### What you should do
Can you find the lines of the listing that include "source" and copy every one?

### Data provided
• • •

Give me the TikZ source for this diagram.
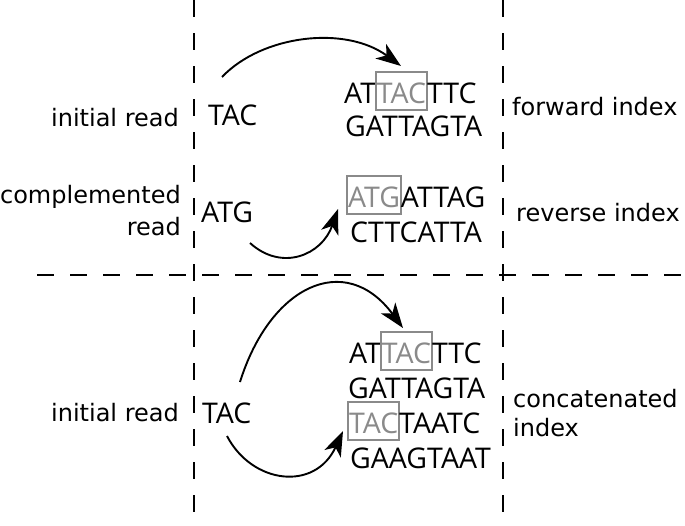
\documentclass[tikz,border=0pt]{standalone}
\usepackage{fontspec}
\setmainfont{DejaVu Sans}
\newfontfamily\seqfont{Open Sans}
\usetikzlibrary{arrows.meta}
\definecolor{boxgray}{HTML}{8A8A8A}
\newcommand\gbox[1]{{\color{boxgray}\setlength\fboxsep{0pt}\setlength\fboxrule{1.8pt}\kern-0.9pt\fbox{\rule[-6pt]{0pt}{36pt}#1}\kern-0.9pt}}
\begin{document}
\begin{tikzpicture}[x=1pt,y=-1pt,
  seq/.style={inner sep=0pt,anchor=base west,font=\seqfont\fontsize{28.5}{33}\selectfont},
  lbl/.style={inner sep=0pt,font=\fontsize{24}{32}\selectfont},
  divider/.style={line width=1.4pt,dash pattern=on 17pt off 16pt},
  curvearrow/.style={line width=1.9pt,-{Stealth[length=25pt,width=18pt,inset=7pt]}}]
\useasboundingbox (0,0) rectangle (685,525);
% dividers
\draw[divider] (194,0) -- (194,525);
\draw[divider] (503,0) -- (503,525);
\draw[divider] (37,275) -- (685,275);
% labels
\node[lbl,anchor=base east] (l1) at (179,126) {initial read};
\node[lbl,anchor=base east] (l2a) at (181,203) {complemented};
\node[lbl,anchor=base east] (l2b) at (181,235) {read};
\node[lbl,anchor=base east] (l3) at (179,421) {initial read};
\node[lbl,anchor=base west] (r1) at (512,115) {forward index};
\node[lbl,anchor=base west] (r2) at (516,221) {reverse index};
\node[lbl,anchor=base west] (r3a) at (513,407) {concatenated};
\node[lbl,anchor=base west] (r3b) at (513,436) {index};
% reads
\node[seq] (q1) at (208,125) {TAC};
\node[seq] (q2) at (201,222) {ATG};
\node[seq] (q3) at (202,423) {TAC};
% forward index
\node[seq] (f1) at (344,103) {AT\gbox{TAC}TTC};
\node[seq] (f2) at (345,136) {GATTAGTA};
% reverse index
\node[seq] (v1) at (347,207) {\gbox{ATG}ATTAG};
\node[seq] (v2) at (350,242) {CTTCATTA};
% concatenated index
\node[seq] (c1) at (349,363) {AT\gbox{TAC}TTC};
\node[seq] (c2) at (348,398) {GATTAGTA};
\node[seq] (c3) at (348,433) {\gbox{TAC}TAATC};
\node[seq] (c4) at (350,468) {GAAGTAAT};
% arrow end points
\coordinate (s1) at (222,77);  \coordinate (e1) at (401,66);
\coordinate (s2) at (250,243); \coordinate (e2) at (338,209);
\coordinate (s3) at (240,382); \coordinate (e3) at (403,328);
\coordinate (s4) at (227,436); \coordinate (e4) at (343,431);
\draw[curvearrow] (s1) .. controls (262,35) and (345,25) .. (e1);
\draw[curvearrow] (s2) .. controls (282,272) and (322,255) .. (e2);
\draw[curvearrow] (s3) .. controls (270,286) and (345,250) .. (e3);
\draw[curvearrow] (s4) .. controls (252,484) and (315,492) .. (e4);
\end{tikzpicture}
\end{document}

• • •

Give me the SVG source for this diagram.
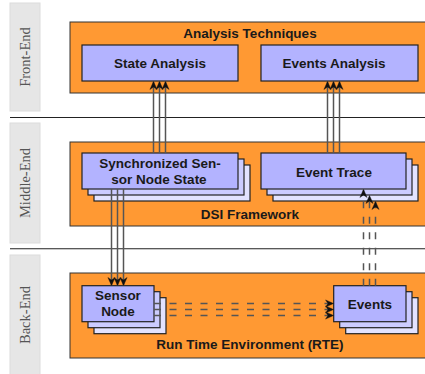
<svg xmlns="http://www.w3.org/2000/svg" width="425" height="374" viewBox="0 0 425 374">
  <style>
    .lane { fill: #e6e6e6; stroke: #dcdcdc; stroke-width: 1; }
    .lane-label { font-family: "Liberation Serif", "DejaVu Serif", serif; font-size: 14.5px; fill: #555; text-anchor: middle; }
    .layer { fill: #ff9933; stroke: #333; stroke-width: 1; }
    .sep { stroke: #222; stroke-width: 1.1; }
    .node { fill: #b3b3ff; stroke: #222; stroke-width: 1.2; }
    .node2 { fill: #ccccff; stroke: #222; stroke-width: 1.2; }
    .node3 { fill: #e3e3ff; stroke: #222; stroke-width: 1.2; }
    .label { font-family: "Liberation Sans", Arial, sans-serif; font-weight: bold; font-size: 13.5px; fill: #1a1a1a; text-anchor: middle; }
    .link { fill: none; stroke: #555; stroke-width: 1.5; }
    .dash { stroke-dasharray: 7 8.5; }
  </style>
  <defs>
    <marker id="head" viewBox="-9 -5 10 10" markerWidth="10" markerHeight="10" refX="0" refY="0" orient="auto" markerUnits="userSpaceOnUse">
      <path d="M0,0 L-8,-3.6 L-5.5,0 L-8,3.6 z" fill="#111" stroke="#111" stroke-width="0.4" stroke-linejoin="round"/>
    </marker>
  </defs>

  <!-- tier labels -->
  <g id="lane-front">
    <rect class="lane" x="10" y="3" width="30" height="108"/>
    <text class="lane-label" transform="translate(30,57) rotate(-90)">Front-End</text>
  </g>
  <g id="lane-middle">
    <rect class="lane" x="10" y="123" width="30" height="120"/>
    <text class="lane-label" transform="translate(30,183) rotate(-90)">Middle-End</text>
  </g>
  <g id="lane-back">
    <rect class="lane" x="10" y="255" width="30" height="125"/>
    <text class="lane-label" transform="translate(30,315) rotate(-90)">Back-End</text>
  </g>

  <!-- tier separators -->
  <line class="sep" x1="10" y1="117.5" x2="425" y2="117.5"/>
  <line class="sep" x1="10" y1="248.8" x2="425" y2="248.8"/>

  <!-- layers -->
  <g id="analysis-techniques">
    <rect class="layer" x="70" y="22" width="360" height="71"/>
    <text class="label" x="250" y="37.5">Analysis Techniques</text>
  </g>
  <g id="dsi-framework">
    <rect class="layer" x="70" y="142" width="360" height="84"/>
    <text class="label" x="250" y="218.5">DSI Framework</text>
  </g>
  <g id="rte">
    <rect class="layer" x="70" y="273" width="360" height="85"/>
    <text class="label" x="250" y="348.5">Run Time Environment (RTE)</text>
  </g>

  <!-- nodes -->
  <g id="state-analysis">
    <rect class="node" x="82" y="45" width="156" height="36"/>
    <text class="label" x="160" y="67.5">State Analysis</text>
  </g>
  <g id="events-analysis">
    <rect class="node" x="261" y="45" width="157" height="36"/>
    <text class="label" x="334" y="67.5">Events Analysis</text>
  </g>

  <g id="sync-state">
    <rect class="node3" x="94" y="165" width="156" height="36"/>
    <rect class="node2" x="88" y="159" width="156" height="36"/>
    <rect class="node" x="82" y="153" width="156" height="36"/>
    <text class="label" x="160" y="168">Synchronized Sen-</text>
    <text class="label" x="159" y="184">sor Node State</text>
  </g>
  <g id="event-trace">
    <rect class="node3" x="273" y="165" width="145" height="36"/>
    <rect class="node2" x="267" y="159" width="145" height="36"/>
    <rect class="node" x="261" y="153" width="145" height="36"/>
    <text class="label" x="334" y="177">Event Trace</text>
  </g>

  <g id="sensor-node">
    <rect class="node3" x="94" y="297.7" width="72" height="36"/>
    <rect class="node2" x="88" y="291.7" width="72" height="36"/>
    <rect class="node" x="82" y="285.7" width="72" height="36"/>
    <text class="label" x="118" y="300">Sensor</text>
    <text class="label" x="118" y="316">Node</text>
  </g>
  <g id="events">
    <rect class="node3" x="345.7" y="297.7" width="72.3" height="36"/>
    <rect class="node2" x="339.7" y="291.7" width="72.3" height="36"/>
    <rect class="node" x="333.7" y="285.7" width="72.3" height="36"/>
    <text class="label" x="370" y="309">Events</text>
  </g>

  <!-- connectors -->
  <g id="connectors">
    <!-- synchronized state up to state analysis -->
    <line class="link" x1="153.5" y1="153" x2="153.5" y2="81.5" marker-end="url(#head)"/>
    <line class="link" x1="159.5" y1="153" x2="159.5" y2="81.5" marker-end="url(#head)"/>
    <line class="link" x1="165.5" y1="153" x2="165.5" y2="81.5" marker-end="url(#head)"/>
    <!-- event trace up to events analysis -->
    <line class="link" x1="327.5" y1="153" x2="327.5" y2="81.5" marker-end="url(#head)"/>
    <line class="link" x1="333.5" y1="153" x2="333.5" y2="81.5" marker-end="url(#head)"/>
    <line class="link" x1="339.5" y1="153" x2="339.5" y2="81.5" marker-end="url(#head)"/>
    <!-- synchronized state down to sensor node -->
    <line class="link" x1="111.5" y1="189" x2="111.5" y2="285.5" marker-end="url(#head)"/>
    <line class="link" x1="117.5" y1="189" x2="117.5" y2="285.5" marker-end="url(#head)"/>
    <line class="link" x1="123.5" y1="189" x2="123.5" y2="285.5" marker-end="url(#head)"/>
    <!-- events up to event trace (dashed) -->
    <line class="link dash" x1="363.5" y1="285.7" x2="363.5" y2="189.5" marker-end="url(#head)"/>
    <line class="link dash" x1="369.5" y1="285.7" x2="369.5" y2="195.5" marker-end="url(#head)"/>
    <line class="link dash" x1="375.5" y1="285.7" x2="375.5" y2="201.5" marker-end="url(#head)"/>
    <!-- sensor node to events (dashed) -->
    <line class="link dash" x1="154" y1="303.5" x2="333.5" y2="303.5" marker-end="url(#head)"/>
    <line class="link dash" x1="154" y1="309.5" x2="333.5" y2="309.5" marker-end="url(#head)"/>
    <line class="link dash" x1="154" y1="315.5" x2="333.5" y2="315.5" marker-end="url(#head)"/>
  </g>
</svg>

• • •

### Answer to the exercise
Give me the TikZ source for this diagram.
Give me the SVG source for this diagram.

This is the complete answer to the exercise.